Originally posted by Hugh Glass
http://www.youtube.com/watch?v=DWuX2s7h55A&feature=popular
Not everyone is down and out, in desperate need of insurance..
Should they be forced to buy it... curious
The harsh reality of life is that most of those "healthy people" will eventually develop some sort of pre-existing condition. And at that time, most of those people will suddenly become VERY interested in getting insurance - but they will discover that no one wants to cover them because they are now a "high risk" for the insurer.

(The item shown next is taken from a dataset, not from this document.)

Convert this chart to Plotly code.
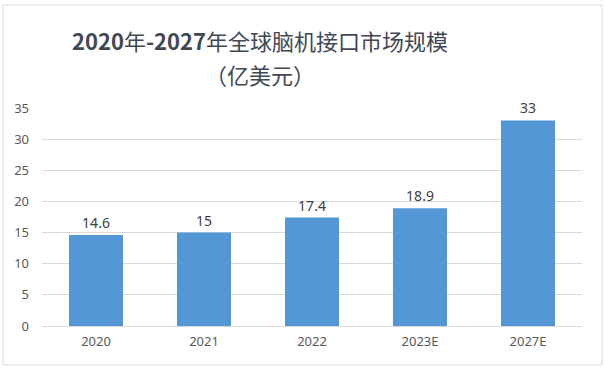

Even if you put all of these people with "pre-existing conditions" into a big "high-risk" pool and require insurance companies to offer them all coverage, there's still no way for an insurer to profitably cover these people, at least not without charging premiums that are so high that no one can afford to pay them.

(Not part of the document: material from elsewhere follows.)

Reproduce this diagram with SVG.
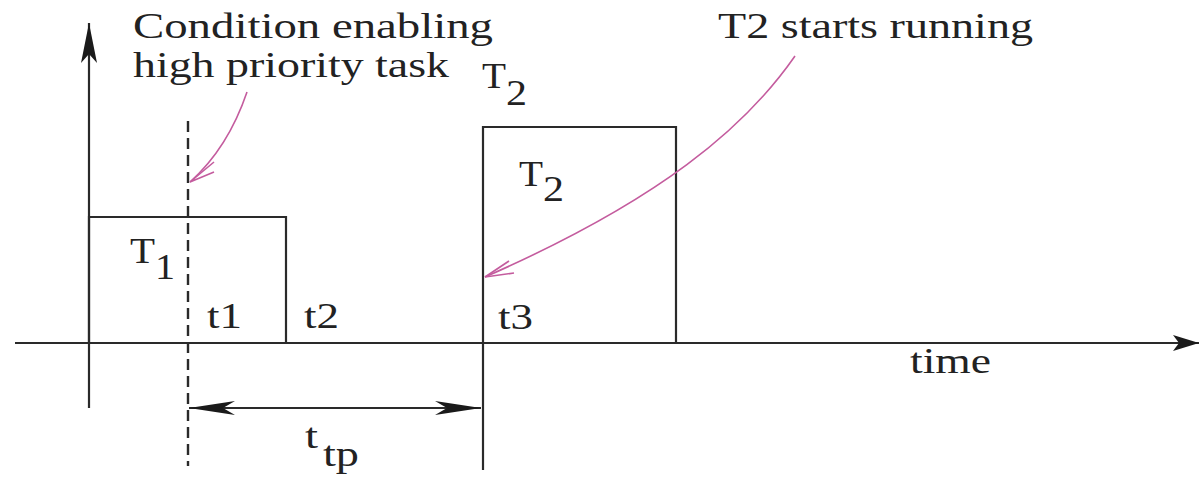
<svg xmlns="http://www.w3.org/2000/svg" width="1200" height="479" viewBox="0 0 1200 479">
<defs>
<style>
.ln{stroke:#2a2a2a;stroke-width:2.2;fill:none}
.dash{stroke:#2a2a2a;stroke-width:2.4;fill:none;stroke-dasharray:11 6}
.pk{stroke:#c45c9e;stroke-width:1.6;fill:none}
.tx{font-family:'Liberation Serif','Times New Roman',Times,serif;font-size:36px;fill:#222}
</style>
<marker id="ahLong" markerUnits="userSpaceOnUse" markerWidth="50" markerHeight="20" refX="48" refY="10" orient="auto-start-reverse" viewBox="0 0 50 20">
<path d="M48,10 L2,3 L14,10 L2,17 Z" fill="#1a1a1a"/>
</marker>
<marker id="ahY" markerUnits="userSpaceOnUse" markerWidth="42" markerHeight="20" refX="41" refY="10" orient="auto" viewBox="0 0 42 20">
<path d="M41,10 L1,2 L10,10 L1,18 Z" fill="#1a1a1a"/>
</marker>
<marker id="ahX" markerUnits="userSpaceOnUse" markerWidth="28" markerHeight="20" refX="27" refY="10" orient="auto" viewBox="0 0 28 20">
<path d="M27,10 L1,2 L7,10 L1,18 Z" fill="#1a1a1a"/>
</marker>
</defs>
<rect width="1200" height="479" fill="#ffffff"/>

<g id="axes">
<line class="ln" x1="89" y1="408" x2="89" y2="23" marker-end="url(#ahY)"/>
<line class="ln" x1="15" y1="343" x2="1199" y2="343" marker-end="url(#ahX)"/>
<text class="tx" x="910" y="373" textLength="81" lengthAdjust="spacingAndGlyphs">time</text>
</g>

<g id="task-T1">
<polyline class="ln" points="89,343 89,217 286,217 286,343"/>
<text class="tx" x="130" y="263" textLength="25" lengthAdjust="spacingAndGlyphs">T</text>
<text class="tx" x="155" y="279" textLength="20" lengthAdjust="spacingAndGlyphs">1</text>
</g>

<g id="task-T2">
<polyline class="ln" points="483,343 483,127 676,127 676,343"/>
<line class="ln" x1="483" y1="343" x2="483" y2="470"/>
<text class="tx" x="519" y="186" textLength="24" lengthAdjust="spacingAndGlyphs">T</text>
<text class="tx" x="543" y="201" textLength="21" lengthAdjust="spacingAndGlyphs">2</text>
<text class="tx" x="482" y="88" textLength="24" lengthAdjust="spacingAndGlyphs">T</text>
<text class="tx" x="506" y="105" textLength="21" lengthAdjust="spacingAndGlyphs">2</text>
</g>

<g id="condition-line">
<line class="dash" x1="188" y1="121" x2="188" y2="466"/>
</g>

<g id="labels">
<text class="tx" x="133" y="38" textLength="360" lengthAdjust="spacingAndGlyphs">Condition enabling</text>
<text class="tx" x="133" y="77" textLength="316" lengthAdjust="spacingAndGlyphs">high priority task</text>
<text class="tx" x="718" y="38" textLength="315" lengthAdjust="spacingAndGlyphs">T2 starts running</text>
<text class="tx" x="207" y="328" textLength="35" lengthAdjust="spacingAndGlyphs">t1</text>
<text class="tx" x="304" y="328" textLength="35" lengthAdjust="spacingAndGlyphs">t2</text>
<text class="tx" x="498" y="329" textLength="35" lengthAdjust="spacingAndGlyphs">t3</text>
<text class="tx" x="305" y="448" textLength="13" lengthAdjust="spacingAndGlyphs">t</text>
<text class="tx" x="323" y="466" textLength="36" lengthAdjust="spacingAndGlyphs">tp</text>
</g>

<g id="connectors">
<line class="ln" x1="189" y1="408" x2="481" y2="408" marker-start="url(#ahLong)" marker-end="url(#ahLong)"/>
<path class="pk" d="M247,92 Q228,148 190,182"/>
<path class="pk" d="M214,162 L190,182 L214,172"/>
<path class="pk" d="M795,56 C745,128 660,200 485,277"/>
<path class="pk" d="M509,261 L485,277 L514,273"/>
</g>
</svg>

There are two ways to deal with this. One approach is for the government to levy a tax and use the proceeds to give an insurance company a generous subsidy for each person from this high risk group that signs up. This would allow the insurer to offer everyone in the pool an affordable premium.
The other way is to require healthy people to enter the pool. The cost of providing insurance to the average person in the pool then becomes low enough for an insurer to be able to cover everyone in the pool. (Or you can combine these two and give everyone a choice of either getting insurance or paying taxes)
A totally different approach (which was rejected) would be to create a public option (such as an expansion of Medicare) where the government would directly provide coverage to everyone in that high risk pool that the insurance companies don't want to cover.